(DIRECTIVE) Retype word for word the first line of the listing and each line after it up to the line with "has3_err = [0.50, 0.22, 0.31, 0.85]", with the pictures taken out.

(RECORDED INFORMATION)
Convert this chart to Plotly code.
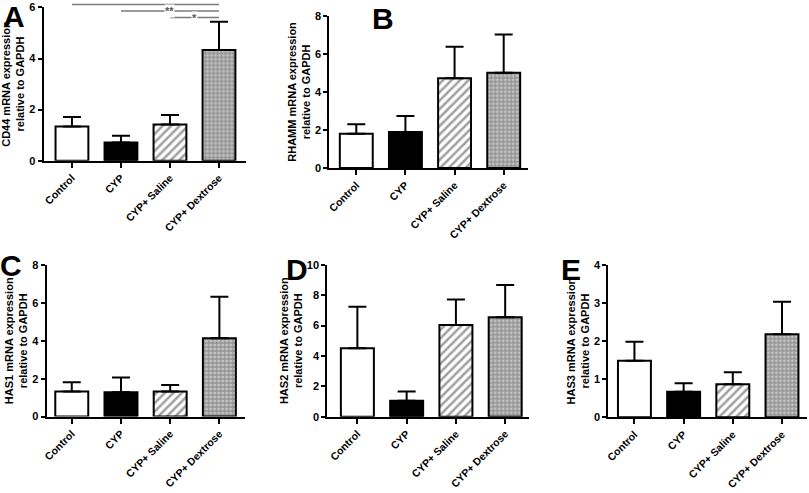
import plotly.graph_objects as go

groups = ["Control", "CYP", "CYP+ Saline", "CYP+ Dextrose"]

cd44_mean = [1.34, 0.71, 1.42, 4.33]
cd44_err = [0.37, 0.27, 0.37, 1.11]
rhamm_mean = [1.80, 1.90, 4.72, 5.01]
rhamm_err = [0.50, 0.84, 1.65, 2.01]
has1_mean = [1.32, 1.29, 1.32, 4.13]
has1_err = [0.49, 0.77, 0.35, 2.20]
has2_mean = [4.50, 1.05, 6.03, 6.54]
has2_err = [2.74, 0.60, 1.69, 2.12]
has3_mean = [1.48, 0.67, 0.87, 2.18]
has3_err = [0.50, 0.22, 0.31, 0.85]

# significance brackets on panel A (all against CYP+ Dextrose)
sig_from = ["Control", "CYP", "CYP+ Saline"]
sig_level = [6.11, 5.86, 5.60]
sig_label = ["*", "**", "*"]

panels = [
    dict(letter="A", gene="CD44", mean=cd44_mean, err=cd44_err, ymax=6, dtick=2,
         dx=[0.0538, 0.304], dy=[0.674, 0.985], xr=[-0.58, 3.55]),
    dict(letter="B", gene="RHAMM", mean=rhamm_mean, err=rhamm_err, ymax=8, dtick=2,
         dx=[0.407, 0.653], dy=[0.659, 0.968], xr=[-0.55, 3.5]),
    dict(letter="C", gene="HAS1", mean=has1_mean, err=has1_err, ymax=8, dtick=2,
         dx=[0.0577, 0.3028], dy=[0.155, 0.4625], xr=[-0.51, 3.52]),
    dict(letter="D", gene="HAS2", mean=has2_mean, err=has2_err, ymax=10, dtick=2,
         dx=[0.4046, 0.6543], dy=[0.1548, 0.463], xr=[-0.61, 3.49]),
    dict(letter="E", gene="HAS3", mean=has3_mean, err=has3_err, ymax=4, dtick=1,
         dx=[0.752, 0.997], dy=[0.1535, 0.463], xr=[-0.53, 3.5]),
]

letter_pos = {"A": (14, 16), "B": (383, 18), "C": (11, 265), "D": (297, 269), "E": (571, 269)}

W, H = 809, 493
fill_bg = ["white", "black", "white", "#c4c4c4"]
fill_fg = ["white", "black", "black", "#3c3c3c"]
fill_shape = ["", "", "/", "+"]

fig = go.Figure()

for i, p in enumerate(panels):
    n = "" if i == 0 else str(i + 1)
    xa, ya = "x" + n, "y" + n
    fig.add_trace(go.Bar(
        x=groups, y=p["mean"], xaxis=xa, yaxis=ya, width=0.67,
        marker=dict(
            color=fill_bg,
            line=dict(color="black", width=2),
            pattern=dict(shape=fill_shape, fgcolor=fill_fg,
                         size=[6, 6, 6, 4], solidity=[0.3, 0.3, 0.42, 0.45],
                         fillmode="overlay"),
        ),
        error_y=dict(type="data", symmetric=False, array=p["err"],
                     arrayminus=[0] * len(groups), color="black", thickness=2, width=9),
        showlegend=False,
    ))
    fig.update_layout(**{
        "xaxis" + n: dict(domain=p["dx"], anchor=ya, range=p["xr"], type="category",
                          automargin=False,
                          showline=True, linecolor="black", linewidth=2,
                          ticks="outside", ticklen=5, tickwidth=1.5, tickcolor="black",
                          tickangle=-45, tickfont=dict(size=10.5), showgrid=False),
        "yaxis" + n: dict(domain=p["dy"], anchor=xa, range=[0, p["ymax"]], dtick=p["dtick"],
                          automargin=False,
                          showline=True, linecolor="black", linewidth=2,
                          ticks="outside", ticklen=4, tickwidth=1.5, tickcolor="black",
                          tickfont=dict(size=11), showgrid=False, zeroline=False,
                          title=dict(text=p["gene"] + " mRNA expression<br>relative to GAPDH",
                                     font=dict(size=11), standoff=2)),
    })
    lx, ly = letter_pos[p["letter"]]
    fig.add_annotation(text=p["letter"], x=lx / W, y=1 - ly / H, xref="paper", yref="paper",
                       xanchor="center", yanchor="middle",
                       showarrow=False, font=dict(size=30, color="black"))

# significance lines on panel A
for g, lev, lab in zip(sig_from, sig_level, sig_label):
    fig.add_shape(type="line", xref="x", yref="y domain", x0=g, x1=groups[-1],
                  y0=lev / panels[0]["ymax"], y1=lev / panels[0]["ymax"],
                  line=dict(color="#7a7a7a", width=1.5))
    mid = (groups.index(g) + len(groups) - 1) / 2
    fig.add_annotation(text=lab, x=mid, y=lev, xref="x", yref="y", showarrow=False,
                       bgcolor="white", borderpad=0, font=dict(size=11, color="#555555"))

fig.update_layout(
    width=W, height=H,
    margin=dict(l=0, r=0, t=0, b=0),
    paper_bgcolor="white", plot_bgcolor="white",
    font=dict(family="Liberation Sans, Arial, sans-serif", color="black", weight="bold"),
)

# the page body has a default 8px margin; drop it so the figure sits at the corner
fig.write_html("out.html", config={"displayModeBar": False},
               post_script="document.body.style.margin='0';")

(EXERCISE OUTPUT)
Convert this chart to Plotly code.
import plotly.graph_objects as go

groups = ["Control", "CYP", "CYP+ Saline", "CYP+ Dextrose"]

cd44_mean = [1.34, 0.71, 1.42, 4.33]
cd44_err = [0.37, 0.27, 0.37, 1.11]
rhamm_mean = [1.80, 1.90, 4.72, 5.01]
rhamm_err = [0.50, 0.84, 1.65, 2.01]
has1_mean = [1.32, 1.29, 1.32, 4.13]
has1_err = [0.49, 0.77, 0.35, 2.20]
has2_mean = [4.50, 1.05, 6.03, 6.54]
has2_err = [2.74, 0.60, 1.69, 2.12]
has3_mean = [1.48, 0.67, 0.87, 2.18]
has3_err = [0.50, 0.22, 0.31, 0.85]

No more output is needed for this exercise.